Pour terminer, il faut s’interroger, pourquoi cet appel sans suite, ces paroles qui n’engagent à rien, ce « Manifeste pour l’accueil des migrants » et pourquoi cette fielleuse chronique ? Il s’agit, en période d’instabilité, comme le dit F. Lordon, de persévérer dans l’évitement et faire perdurer quelques trafics mutuellement avantageux, les uns encaissant les profits des « grandes consciences» et les autres les profits de donner la parole à des « grandes consciences » avec la certitude que rien ne sera modifié. Il s’agit de parler haut pour ne rien dire, échapper au réel en se laissant plonger dans le monde enchanté des songes où l’on est dispensé de poser la question des causes comme des conditions de possibilité de ce qu’on veut. C’est sans doute ce dévoilement qui est insupportable et qui « (…) au-delà de l’argumentation (…) pose problème ». « Il est remarquable que des gens qui, jour après jour, ou semaine après semaine, imposent en tout arbitraire les verdicts d’un petit club d’admiration mutuelle, crient à la violence lorsque les mécanismes de cette violence sont pour une fois mis à jour. Et que ces conformistes profonds se donnent ainsi, par un extraordinaire retournement, des airs d’audace intellectuelle, voire de courage politique (…) »[5]

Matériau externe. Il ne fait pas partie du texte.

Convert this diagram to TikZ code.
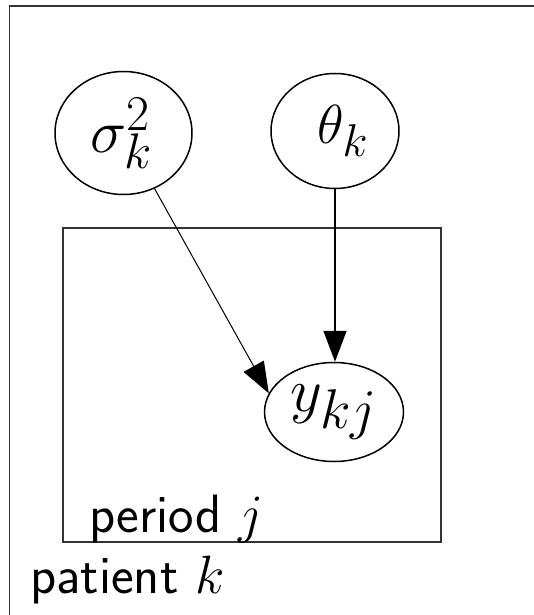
\RequirePackage{fix-cm}
\documentclass[tikz,border=0pt]{standalone}
\usetikzlibrary{shapes.geometric,arrows.meta}
% math sizes for the large node fonts
\DeclareMathSizes{27}{27}{22.5}{16}
\DeclareMathSizes{27.5}{27.5}{23}{17}
\DeclareMathSizes{30.5}{30.5}{25}{18}
\DeclareMathSizes{31}{31}{28}{20}
\begin{document}
\begin{tikzpicture}[x=0.5pt,y=-0.5pt,
  var/.style={ellipse,draw,line width=0.75pt,inner sep=0pt},
  plate/.style={draw=black!80,line width=0.8pt},
  platelabel/.style={anchor=base west,inner sep=0pt,
    font=\fontsize{27}{32}\selectfont\sffamily},
  edge/.style={-{Triangle[length=15.5pt,width=11.5pt]}}]
\useasboundingbox (0,0) rectangle (534,615);

% outer plate (patient), running off the page at right and bottom
\draw[plate] (9.5,615) -- (9.5,6) -- (534,6);
% inner plate (period)
\draw[plate] (63,228) rectangle (441,542);

% variables
\node[var,minimum width=68.5pt,minimum height=61.5pt,
  font=\fontsize{30.5}{36}\selectfont] (sig) at (123.5,133) {$\sigma_k^2$\hspace*{2pt}};
\node[var,minimum width=64pt,minimum height=57.5pt,
  font=\fontsize{27.5}{33}\selectfont] (th) at (335,131) {\hspace*{8pt}$\theta_k$};
\node[var,minimum width=69.5pt,minimum height=49.5pt,
  font=\fontsize{31}{37}\selectfont] (y) at (334,412) {$y_{kj}$};

% edges
\draw[edge,line width=0.5pt] (sig) -- (y.164);
\draw[edge,line width=0.8pt] (th.south) -- (th.south |- y.north);

% plate labels
\node[platelabel] (lj) at (89,532) {period $j$};
\node[platelabel] (lk) at (30,593) {patient $k$};
\end{tikzpicture}
\end{document}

[1] Pour en savoir plus « La malfaçon, monnaie européenne et souveraineté démocratique » F. Lordon, Ed. Les liens qui libèrent mars 2014.
[2] Pour se persuader qu’il y a nécessairement des totalités sociales, se reporter à « Impérium : structures et affects des corps politiques » F. Lordon, Ed. La Fabrique septembre 2015.
[3] Pour réfléchir le changement, « Si le gouvernement voulait vraiment changer la donne … Face au marché, le scénario d’un bras de fer » Reynaud Lambert et Sylvain Leder, LMD octobre 2018
[4] Bertholt Brecht dit cela plus vertement.
[5] « Questions de sociologie » Pierre Bourdieu, Les éditions de Minuit 1984.